I’m tuning in for the first time. If you live in Appalachia, you might want to subscribe to these guys:
Update: A few thoughts on The Briar and The Thistle podcast:
1.) First, the Appalachian Mountains got their name from the Apalachee Indians of the Florida Panhandle who told the Spanish in 1528 that gold could be found in the distant mountains to the north.
2.) Second, Appalachia is identified with the Scots-Irish in popular culture, but the settlement of Appalachia was more complex. From what I understand, a third of the founding stock was Scots-Irish, another third was German or Swiss and another third was English from the coastal colonies.

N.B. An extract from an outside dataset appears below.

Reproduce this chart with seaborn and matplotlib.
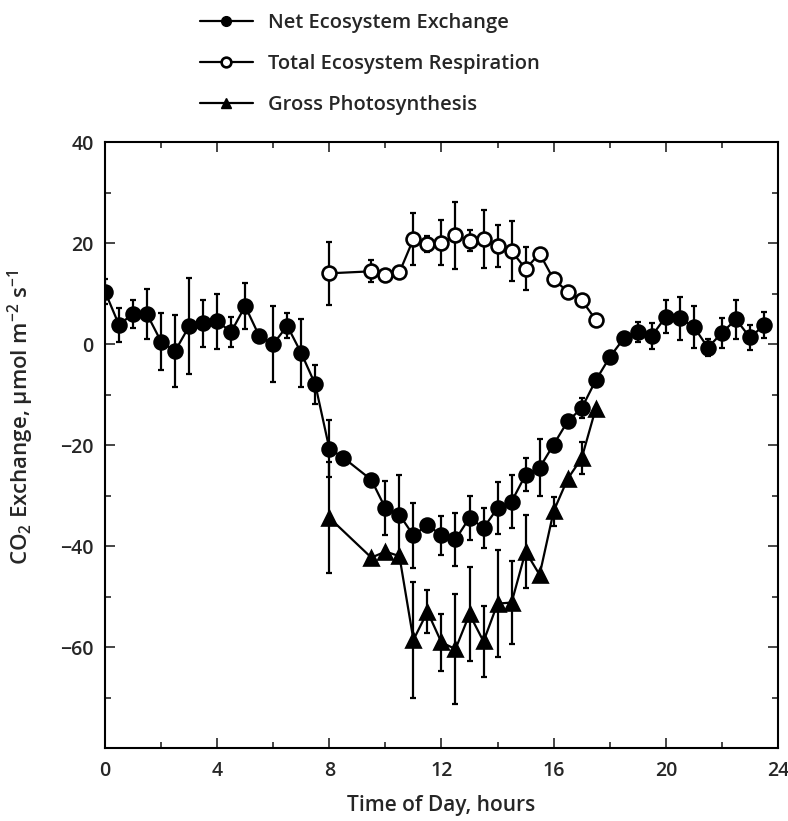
import numpy as np
import pandas as pd
import matplotlib
matplotlib.use("Agg")
import matplotlib.pyplot as plt
from matplotlib.lines import Line2D
from matplotlib.ticker import MultipleLocator
import seaborn as sns

# ---- data ----
nee_hours = [0, 0.5, 1, 1.5, 2, 2.5, 3, 3.5, 4, 4.5, 5, 5.5, 6, 6.5, 7, 7.5, 8, 8.5,
             9.5, 10, 10.5, 11, 11.5, 12, 12.5, 13, 13.5, 14, 14.5, 15, 15.5, 16, 16.5,
             17, 17.5, 18, 18.5, 19, 19.5, 20, 20.5, 21, 21.5, 22, 22.5, 23, 23.5]
nee_values = [10.4, 3.8, 6.0, 5.9, 0.5, -1.4, 3.5, 4.1, 4.5, 2.4, 7.5, 1.6, 0.0, 3.6, -1.8,
              -8.0, -20.7, -22.5, -26.9, -32.5, -33.8, -37.9, -35.8, -37.9, -38.7, -34.4,
              -36.4, -32.5, -31.2, -25.9, -24.5, -19.9, -15.3, -12.7, -7.2, -2.6, 1.1, 2.4,
              1.6, 5.4, 5.1, 3.4, -0.7, 2.2, 4.9, 1.3, 3.7]
nee_err = [2.5, 3.4, 2.8, 4.9, 5.6, 7.1, 9.5, 4.7, 5.4, 3.0, 4.5, 0, 7.6, 2.5, 6.8,
           3.9, 5.6, 0, 0, 5.4, 7.9, 6.4, 0, 3.9, 5.3, 4.4,
           4.0, 5.2, 5.3, 3.3, 5.6, 0, 0, 2.0, 0, 0, 0, 2.0,
           2.5, 3.3, 4.3, 4.1, 1.7, 3.0, 3.9, 2.5, 2.6]

ter_hours = [8, 9.5, 10, 10.5, 11, 11.5, 12, 12.5, 13, 13.5, 14, 14.5, 15, 15.5, 16, 16.5, 17, 17.5]
ter_values = [14.0, 14.4, 13.6, 14.2, 20.8, 19.8, 20.1, 21.5, 20.5, 20.8, 19.4, 18.4, 14.9,
              17.9, 12.8, 10.4, 8.7, 4.8]
ter_err = [6.2, 2.2, 0, 0, 5.2, 1.5, 4.4, 6.6, 2.1, 5.7, 4.1, 5.9, 4.3, 0, 0, 0, 0, 0]

gp_hours = [8, 9.5, 10, 10.5, 11, 11.5, 12, 12.5, 13, 13.5, 14, 14.5, 15, 15.5, 16, 16.5, 17, 17.5]
gp_values = [-34.4, -42.3, -41.1, -42.0, -58.6, -53.0, -59.1, -60.4, -53.5, -58.9, -51.4,
             -51.2, -41.1, -45.7, -33.1, -26.7, -22.6, -12.8]
gp_err = [11.0, 0, 0, 0, 11.5, 4.3, 5.6, 10.9, 9.3, 7.1, 10.6, 8.3, 7.2, 0, 2.9, 0, 3.1, 0]

labels = ["Net Ecosystem Exchange", "Total Ecosystem Respiration", "Gross Photosynthesis"]
x_ticks = [0, 4, 8, 12, 16, 20, 24]
y_ticks = [-60, -40, -20, 0, 20, 40]

# ---- style ----
sns.set_style("ticks")
plt.rcParams['font.family'] = ['Open Sans', 'DejaVu Sans']
plt.rcParams['font.weight'] = 'semibold'
plt.rcParams['axes.labelweight'] = 'semibold'
plt.rcParams['mathtext.fontset'] = 'custom'
plt.rcParams['mathtext.rm'] = 'Open Sans:semibold'
plt.rcParams['mathtext.it'] = 'Open Sans:italic:semibold'

fig = plt.figure(figsize=(7.88, 8.21), dpi=100)
ax = fig.add_axes([0.1332, 0.0889, 0.9873 - 0.1332, 0.827 - 0.0889])

series = [
    (nee_hours, nee_values, nee_err, 'o', 'black'),
    (ter_hours, ter_values, ter_err, 'o', 'white'),
    (gp_hours, gp_values, gp_err, '^', 'black'),
]

for (xs, ys, es, mk, fc), lab in zip(series, labels):
    df = pd.DataFrame({"hour": xs, "value": ys})
    ax.errorbar(xs, ys, yerr=es, fmt='none', ecolor='black', elinewidth=1.6,
                capsize=2.5, capthick=1.6, zorder=2)
    sns.lineplot(data=df, x="hour", y="value", ax=ax, color='black', linewidth=1.6,
                 marker=mk, markersize=10 if mk == 'o' else 10.5,
                 markerfacecolor=fc, markeredgecolor='black', markeredgewidth=1.9,
                 zorder=3, legend=False)

ax.set_xlim(0, 24)
ax.set_ylim(-80, 40)
ax.set_xticks(x_ticks)
ax.set_yticks(y_ticks)
ax.xaxis.set_minor_locator(MultipleLocator(2))
ax.yaxis.set_minor_locator(MultipleLocator(10))
ax.tick_params(which='both', direction='in', top=True, right=True, width=1.2)
ax.tick_params(which='major', length=7, labelsize=14)
ax.tick_params(which='minor', length=4)
ax.tick_params(axis='x', which='major', pad=9)
ax.tick_params(axis='y', which='major', pad=8)
for s in ax.spines.values():
    s.set_linewidth(1.5)
    s.set_color('black')

ax.set_xlabel("Time of Day, hours", fontsize=15)
ax.set_ylabel(r"CO$_2$ Exchange, µmol m$^{-2}$ s$^{-1}$", fontsize=16)
ax.xaxis.set_label_coords(0.5, -0.078)
ax.yaxis.set_label_coords(-0.102, 0.545)

handles = [
    Line2D([], [], color='black', lw=1.6, marker='o', markersize=7, markerfacecolor='black', markeredgecolor='black'),
    Line2D([], [], color='black', lw=1.6, marker='o', markersize=7, markerfacecolor='white', markeredgecolor='black', markeredgewidth=1.9),
    Line2D([], [], color='black', lw=1.6, marker='^', markersize=7, markerfacecolor='black', markeredgecolor='black'),
]
fig.legend(handles, labels, loc='upper left', bbox_to_anchor=(0.231, 1.006),
           frameon=False, fontsize=14.5, handlelength=2.6, handletextpad=0.75,
           labelspacing=1.05)

fig.savefig("out.png", dpi=100)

3.) Third, Scots-Irish isn’t synonymous with Appalachia. South Carolina is more Scots-Irish than Kentucky or Tennessee. The Scots-Irish came down the Great Valley and spread out from there to settle all over the Southern backcountry. The Piedmont was heavily settled by the Scots-Irish. Mississippi was settled by the Scots-Irish via the Natchez Trace and the Ohio and Mississippi Rivers. The Tennessee Valley in North Alabama, Northern Louisiana, Arkansas and much of Texas was settled by the Scots-Irish. Tennessee and Kentucky as a whole were settled by the Scots-Irish.
4.) Fourth, the Southern cultures mixed and blended in the backcountry. Andrew Jackson and John C. Calhoun were Scots-Irish. They were also planters.
5.) Fifth, Appalachia had slavery and its elite was generally pro-slavery, or so I have read. It had a tourism industry that attracted planters who went there for the spas and to escape malaria and yellow fever. The Deep South and Appalachian elite intermarried.
6.) Sixth, Appalachian identity was a postwar phenomenon. The mountaineer became an object of interest and study by the Local Color School of writers after the war.
7.) Seventh, geography more than anything else is responsible for creating an enduring Appalachian culture. The Scots-Irish live all over Tennessee and Kentucky. They live in the Piedmont on the eastern side of the Appalachian Mountains. It is the rugged terrain which created the perception of a division. Needless to say, the mountains created transportation barriers which led to economic underdevelopment.